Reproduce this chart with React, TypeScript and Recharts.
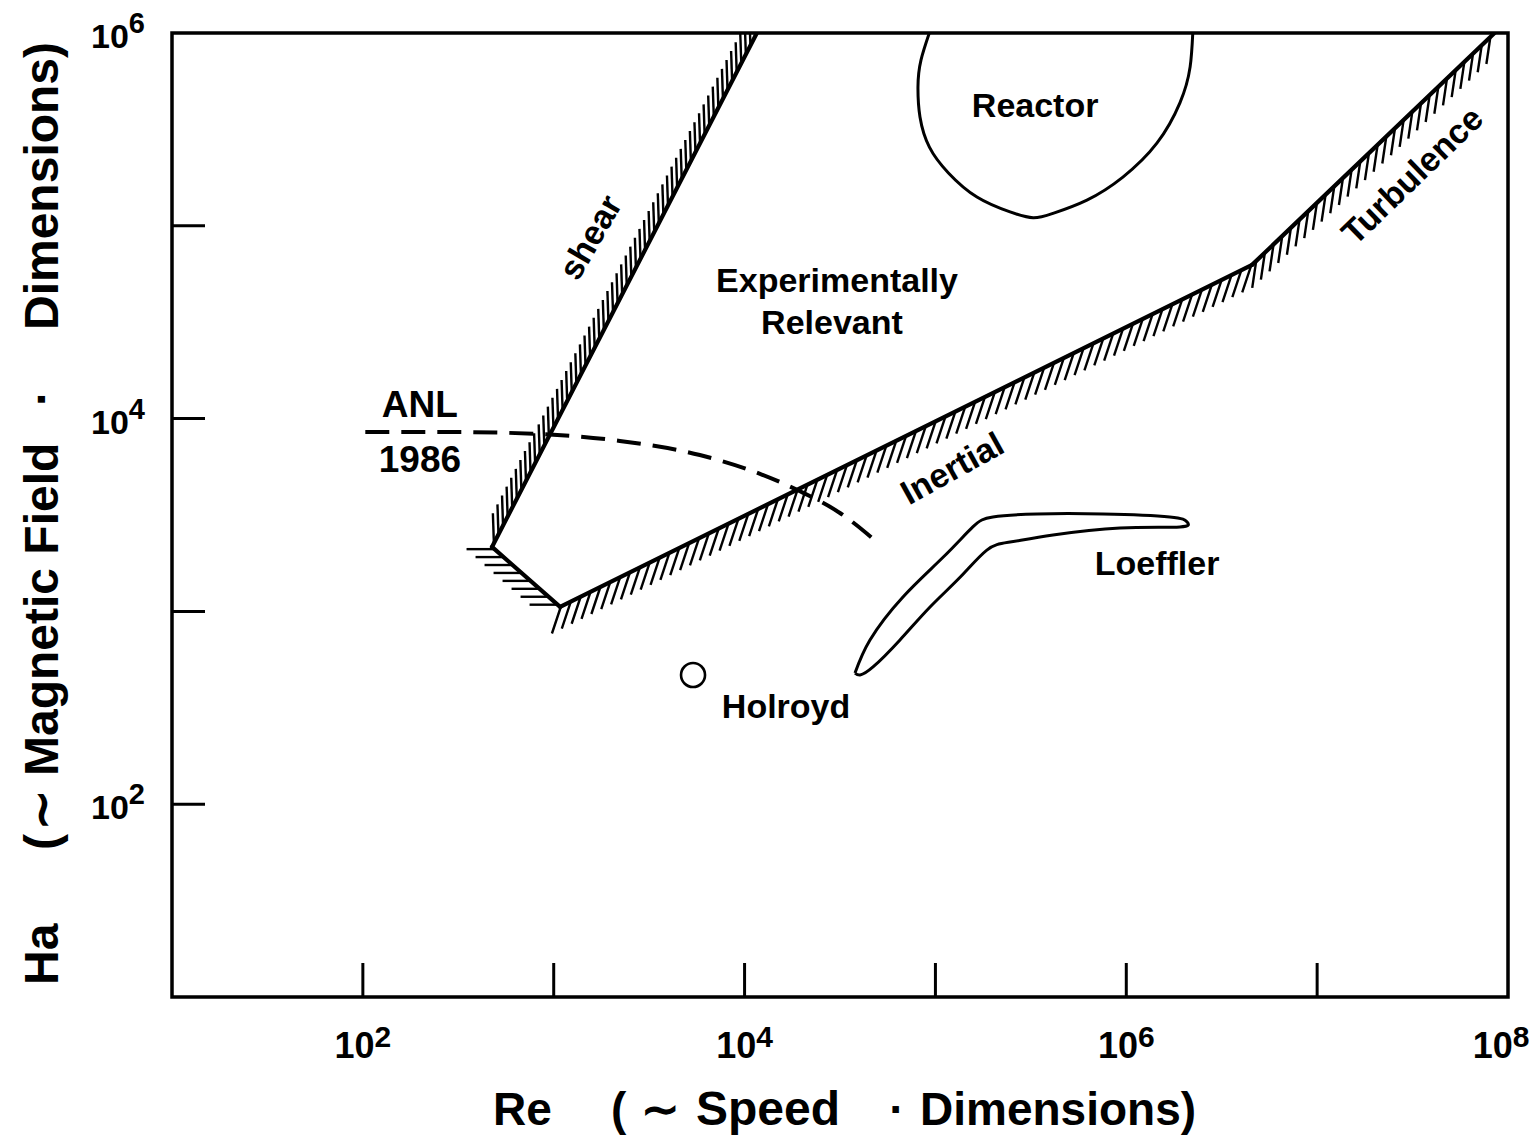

++++++++

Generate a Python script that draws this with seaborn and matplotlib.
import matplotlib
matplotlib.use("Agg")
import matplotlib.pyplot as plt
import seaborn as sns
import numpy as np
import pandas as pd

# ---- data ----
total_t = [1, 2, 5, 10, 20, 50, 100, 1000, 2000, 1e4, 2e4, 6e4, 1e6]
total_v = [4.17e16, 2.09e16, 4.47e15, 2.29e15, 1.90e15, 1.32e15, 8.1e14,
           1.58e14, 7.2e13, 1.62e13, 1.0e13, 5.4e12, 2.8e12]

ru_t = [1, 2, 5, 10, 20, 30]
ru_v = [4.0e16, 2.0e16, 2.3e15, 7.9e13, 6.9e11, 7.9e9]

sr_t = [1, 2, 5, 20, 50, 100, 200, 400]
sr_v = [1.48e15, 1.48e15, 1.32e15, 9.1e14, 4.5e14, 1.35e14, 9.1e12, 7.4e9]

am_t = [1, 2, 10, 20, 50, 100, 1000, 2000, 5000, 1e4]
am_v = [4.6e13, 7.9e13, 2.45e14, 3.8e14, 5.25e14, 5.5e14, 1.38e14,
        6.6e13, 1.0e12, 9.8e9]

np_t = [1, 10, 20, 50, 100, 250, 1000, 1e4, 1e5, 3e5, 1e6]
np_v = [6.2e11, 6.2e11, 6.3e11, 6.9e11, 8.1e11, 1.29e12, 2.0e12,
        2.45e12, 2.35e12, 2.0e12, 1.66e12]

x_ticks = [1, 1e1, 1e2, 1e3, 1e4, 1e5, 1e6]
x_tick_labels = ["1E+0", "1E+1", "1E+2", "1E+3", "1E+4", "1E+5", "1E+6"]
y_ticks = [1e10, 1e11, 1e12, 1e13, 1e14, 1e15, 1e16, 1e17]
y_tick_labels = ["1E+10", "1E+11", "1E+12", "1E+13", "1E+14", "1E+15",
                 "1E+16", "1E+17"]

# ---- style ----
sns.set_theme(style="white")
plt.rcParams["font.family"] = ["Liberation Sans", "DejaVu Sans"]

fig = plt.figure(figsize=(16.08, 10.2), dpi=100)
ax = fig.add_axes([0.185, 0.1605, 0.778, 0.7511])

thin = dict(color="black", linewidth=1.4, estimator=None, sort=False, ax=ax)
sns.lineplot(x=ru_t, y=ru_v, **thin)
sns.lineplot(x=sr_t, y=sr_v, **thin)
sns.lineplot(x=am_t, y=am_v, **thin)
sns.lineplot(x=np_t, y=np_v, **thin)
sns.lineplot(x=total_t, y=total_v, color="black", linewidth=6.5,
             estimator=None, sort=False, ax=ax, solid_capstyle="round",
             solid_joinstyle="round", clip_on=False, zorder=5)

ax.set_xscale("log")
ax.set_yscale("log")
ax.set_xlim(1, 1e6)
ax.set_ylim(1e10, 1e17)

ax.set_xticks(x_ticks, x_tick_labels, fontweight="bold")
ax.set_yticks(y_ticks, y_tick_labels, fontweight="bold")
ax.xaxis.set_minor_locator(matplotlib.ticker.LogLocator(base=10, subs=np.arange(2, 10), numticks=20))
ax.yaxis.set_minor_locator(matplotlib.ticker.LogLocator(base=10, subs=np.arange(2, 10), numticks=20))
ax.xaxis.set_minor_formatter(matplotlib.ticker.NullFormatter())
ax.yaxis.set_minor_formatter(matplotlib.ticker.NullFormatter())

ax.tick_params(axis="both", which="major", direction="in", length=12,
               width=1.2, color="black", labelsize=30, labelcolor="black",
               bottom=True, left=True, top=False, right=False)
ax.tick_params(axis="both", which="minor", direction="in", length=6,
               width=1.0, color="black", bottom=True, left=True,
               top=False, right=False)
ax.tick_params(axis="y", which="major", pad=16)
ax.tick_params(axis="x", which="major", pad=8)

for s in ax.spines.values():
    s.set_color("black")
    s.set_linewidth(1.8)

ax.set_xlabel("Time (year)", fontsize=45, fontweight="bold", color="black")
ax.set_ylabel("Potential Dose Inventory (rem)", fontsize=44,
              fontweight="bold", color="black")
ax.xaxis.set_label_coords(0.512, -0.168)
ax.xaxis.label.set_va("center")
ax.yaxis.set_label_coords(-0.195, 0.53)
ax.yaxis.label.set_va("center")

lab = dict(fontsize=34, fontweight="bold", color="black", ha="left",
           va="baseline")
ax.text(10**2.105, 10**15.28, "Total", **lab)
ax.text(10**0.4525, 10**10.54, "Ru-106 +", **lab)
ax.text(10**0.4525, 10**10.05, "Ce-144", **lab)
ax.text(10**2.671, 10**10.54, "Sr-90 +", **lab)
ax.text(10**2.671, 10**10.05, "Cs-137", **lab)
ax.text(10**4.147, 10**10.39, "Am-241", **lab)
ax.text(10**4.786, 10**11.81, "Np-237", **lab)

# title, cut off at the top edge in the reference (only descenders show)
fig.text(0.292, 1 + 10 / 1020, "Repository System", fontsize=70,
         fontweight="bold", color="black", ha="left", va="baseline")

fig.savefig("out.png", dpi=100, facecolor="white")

++++++++

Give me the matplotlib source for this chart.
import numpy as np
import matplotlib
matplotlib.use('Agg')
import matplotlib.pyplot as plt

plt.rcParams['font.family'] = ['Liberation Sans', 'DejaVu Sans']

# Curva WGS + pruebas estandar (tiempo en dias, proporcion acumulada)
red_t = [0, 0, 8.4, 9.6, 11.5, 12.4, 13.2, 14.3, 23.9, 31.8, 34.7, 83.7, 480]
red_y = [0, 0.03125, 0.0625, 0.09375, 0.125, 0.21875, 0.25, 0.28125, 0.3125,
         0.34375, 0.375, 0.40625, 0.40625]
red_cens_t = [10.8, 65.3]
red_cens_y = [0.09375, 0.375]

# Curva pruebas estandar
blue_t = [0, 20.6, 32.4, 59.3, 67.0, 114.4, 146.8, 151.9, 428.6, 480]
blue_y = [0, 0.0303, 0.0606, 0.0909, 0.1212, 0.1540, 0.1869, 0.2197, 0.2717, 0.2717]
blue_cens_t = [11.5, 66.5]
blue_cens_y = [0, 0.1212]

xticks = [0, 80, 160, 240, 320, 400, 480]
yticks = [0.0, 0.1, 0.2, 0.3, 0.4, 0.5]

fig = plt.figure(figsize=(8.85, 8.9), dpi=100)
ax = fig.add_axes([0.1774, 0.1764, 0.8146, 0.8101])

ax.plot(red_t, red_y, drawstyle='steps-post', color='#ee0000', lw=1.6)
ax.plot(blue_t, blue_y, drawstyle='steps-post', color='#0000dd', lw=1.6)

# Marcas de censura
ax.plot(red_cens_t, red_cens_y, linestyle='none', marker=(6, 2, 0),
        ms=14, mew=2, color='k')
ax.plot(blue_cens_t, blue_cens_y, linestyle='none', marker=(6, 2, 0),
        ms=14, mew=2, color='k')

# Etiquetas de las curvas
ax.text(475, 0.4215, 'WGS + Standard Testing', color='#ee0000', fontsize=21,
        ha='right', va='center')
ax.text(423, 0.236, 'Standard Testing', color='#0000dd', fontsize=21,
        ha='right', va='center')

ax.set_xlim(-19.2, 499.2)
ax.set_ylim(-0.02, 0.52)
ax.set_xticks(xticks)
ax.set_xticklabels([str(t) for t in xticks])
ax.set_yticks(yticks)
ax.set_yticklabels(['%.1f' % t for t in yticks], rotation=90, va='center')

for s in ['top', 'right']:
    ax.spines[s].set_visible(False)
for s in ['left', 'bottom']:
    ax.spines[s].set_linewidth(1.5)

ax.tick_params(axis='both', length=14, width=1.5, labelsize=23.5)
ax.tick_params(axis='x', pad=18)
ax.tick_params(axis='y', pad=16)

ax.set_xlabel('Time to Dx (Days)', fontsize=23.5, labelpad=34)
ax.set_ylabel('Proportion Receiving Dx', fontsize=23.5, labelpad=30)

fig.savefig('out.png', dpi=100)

++++++++

**WORK TO DO**
Above are the entries. Quote exactly the lines from the one bearing "Give me the matplotlib source for this chart." through the one bearing "drawstyle='steps-post', color='#0000dd', lw=1.6)".

**FULL OUTPUT**
Give me the matplotlib source for this chart.
import numpy as np
import matplotlib
matplotlib.use('Agg')
import matplotlib.pyplot as plt

plt.rcParams['font.family'] = ['Liberation Sans', 'DejaVu Sans']

# Curva WGS + pruebas estandar (tiempo en dias, proporcion acumulada)
red_t = [0, 0, 8.4, 9.6, 11.5, 12.4, 13.2, 14.3, 23.9, 31.8, 34.7, 83.7, 480]
red_y = [0, 0.03125, 0.0625, 0.09375, 0.125, 0.21875, 0.25, 0.28125, 0.3125,
         0.34375, 0.375, 0.40625, 0.40625]
red_cens_t = [10.8, 65.3]
red_cens_y = [0.09375, 0.375]

# Curva pruebas estandar
blue_t = [0, 20.6, 32.4, 59.3, 67.0, 114.4, 146.8, 151.9, 428.6, 480]
blue_y = [0, 0.0303, 0.0606, 0.0909, 0.1212, 0.1540, 0.1869, 0.2197, 0.2717, 0.2717]
blue_cens_t = [11.5, 66.5]
blue_cens_y = [0, 0.1212]

xticks = [0, 80, 160, 240, 320, 400, 480]
yticks = [0.0, 0.1, 0.2, 0.3, 0.4, 0.5]

fig = plt.figure(figsize=(8.85, 8.9), dpi=100)
ax = fig.add_axes([0.1774, 0.1764, 0.8146, 0.8101])

ax.plot(red_t, red_y, drawstyle='steps-post', color='#ee0000', lw=1.6)
ax.plot(blue_t, blue_y, drawstyle='steps-post', color='#0000dd', lw=1.6)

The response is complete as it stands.